Before and after this melancholy interlude good progress was made with the Finance Bill, and Mr. CHAMBERLAIN made several further concessions to the "family-man."
_Tuesday, July 27th._--The Lords rejected the Health Resorts and Watering Places Bill under which local authorities could have raised a penny rate for advertising purposes. Lord SOUTHWARK'S well-meant endeavour to support the Bill by reminding the House that Irish local authorities had enjoyed this power since 1909 was perhaps the proximate cause of its defeat, for it can hardly be said that the last few weeks have enhanced the reputation of Ireland as a health resort.

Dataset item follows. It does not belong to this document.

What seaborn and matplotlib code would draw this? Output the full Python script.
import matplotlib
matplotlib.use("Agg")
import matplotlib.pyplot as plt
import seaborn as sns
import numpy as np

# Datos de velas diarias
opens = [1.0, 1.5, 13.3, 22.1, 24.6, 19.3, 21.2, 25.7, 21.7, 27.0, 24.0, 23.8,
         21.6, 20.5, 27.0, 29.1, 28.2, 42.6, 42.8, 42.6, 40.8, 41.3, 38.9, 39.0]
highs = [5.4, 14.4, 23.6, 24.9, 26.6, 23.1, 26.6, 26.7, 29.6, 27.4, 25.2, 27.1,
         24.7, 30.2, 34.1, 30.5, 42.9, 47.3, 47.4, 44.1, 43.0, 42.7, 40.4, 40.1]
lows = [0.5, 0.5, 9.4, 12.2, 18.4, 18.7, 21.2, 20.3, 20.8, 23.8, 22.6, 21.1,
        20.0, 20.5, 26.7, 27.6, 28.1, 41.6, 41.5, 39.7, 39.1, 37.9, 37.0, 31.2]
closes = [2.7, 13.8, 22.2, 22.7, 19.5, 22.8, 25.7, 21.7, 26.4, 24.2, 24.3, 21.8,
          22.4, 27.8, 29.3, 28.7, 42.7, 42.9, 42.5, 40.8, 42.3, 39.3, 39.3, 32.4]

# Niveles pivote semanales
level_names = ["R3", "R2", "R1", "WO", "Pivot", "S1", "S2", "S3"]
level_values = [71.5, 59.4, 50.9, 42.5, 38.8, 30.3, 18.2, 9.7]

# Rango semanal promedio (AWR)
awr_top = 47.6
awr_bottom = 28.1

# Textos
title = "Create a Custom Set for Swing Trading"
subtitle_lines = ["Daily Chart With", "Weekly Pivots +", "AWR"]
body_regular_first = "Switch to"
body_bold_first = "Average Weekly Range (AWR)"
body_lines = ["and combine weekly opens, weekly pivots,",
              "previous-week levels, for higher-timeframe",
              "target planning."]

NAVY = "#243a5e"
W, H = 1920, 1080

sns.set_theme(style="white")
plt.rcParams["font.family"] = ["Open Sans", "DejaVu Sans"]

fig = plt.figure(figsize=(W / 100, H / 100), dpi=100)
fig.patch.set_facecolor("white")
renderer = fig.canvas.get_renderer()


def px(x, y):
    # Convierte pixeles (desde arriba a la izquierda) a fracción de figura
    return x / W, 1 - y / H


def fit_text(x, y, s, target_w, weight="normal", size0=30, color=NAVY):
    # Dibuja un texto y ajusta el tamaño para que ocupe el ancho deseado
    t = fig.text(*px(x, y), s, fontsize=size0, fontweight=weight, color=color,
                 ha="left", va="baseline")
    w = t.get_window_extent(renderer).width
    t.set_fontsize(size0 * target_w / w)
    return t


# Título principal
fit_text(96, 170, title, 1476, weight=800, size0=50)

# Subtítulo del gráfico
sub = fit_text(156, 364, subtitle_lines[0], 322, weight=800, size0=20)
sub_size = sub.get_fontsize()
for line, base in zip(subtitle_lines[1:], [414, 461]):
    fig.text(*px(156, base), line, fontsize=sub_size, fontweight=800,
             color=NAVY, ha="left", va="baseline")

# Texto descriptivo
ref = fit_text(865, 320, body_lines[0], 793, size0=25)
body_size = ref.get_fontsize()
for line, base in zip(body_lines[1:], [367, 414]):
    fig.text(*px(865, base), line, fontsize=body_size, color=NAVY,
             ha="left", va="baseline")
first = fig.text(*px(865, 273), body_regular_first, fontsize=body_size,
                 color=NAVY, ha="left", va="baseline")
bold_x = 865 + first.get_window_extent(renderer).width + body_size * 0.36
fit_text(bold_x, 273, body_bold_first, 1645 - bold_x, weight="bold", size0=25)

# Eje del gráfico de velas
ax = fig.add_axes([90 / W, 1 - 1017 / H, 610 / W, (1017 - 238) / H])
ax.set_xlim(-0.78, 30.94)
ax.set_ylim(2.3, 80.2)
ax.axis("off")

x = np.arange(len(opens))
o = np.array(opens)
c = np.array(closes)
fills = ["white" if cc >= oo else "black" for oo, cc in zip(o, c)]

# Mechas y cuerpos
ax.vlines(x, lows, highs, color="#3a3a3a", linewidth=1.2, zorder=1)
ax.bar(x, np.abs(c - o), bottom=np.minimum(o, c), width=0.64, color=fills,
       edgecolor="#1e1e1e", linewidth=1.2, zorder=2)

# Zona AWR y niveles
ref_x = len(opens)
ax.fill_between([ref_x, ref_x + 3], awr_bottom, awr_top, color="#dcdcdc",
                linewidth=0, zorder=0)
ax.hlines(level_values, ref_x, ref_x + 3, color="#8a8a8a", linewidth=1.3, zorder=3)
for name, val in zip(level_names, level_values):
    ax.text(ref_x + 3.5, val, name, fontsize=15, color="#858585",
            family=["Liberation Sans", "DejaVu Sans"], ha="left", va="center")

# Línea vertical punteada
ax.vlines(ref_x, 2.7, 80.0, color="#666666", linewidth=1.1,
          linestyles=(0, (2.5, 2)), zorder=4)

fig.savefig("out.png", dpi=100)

Mr. HARMSWORTH utterly confounded the critics of the Passport Office. Its staff may appear preposterously large and its methods unduly dilatory, but the fact remains that it is one of the few public departments that actually pays its way. Last year it spent thirty-seven thousand pounds and took ninety-one thousand pounds in fees. "See the world and help to pay for the War" should be the motto over its portals.

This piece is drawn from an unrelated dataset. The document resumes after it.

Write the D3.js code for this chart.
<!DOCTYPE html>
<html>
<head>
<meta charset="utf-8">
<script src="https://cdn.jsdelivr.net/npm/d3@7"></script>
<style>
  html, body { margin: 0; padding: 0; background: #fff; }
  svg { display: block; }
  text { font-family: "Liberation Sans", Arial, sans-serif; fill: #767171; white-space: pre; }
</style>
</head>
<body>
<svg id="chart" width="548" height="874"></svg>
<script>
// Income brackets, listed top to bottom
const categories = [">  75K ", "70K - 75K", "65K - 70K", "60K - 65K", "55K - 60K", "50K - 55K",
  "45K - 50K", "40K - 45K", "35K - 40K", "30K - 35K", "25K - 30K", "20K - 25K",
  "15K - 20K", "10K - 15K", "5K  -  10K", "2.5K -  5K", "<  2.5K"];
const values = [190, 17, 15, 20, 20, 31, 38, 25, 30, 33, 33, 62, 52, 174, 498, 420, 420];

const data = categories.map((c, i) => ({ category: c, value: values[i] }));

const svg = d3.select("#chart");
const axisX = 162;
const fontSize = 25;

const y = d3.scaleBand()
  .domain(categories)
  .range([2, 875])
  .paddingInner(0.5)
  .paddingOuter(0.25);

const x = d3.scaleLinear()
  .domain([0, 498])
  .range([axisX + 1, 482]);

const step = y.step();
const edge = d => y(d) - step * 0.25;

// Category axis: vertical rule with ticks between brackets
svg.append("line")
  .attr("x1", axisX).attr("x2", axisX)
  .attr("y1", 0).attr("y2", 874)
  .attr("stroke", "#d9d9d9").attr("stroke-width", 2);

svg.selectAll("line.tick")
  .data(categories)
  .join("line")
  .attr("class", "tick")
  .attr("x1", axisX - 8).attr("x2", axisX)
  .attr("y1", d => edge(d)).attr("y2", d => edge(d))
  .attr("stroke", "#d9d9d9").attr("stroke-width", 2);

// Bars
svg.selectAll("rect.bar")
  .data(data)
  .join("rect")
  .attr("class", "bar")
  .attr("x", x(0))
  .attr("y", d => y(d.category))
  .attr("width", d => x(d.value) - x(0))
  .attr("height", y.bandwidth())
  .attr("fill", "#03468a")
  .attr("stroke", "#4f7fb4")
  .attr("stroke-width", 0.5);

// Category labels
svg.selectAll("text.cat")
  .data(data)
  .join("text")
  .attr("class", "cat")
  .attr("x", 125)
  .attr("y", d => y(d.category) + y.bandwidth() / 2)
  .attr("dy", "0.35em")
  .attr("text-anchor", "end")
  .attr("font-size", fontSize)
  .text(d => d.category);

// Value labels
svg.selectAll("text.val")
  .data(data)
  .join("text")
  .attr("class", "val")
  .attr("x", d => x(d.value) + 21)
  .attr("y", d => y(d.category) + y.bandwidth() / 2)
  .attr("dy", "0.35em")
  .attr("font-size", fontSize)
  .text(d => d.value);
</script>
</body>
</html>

It is, of course, quite proper that soldiers who wreck the property of civilians--albeit under great provocation--should receive suitable punishment. But a sailor is hardly the man to press for it. Lieutenant- Commander KENWORTHY received a much-needed lesson in etiquette when Major JAMESON gravely urged, in his penetrating Scotch voice, that soldiers in Ireland should be ordered not to distract the prevailing peace and quiet of that country, but should keep to their proper function of acting as targets for Sinn Fein bullets.
Mr. CHAMBERLAIN dealt very gingerly with Sir ARTHUR FELL'S inquiry as to whether "any ordinary individual can understand the forms now sent out by the Income Tax Department?" Fearing that if he replied in the affirmative he would be asked to solve some particularly abstruse conundrum, he contented himself with saying that the forms were complicated because the tax was complicated, and the tax was complicated because of the number and variety of the reliefs granted to the taxpayer. It does not seem to have occurred to him that it is the duty of the CHANCELLOR OF THE EXCHEQUER to make the tax simple as well as equitable. Is it conceivable that he can have forgotten ADAM SMITH's famous maxims on the subject, and particularly this: "The time of payment, the manner of payment, the quantity to be paid, ought all to be clear and plain to the contributor, and to every other person"?
The House did not rise till half-past one this morning, and was again faced with a long night's work. In vain Sir DONALD MACLEAN protested against the practice of taking wee sma' Bills in the wee sma' oors. Mr. BONAR LAW was obdurate. He supposed the House had not abandoned all hope of an Autumn recess. Well, then, had not the poet said that the best of all ways to lengthen our days was to steal a few hours from the night?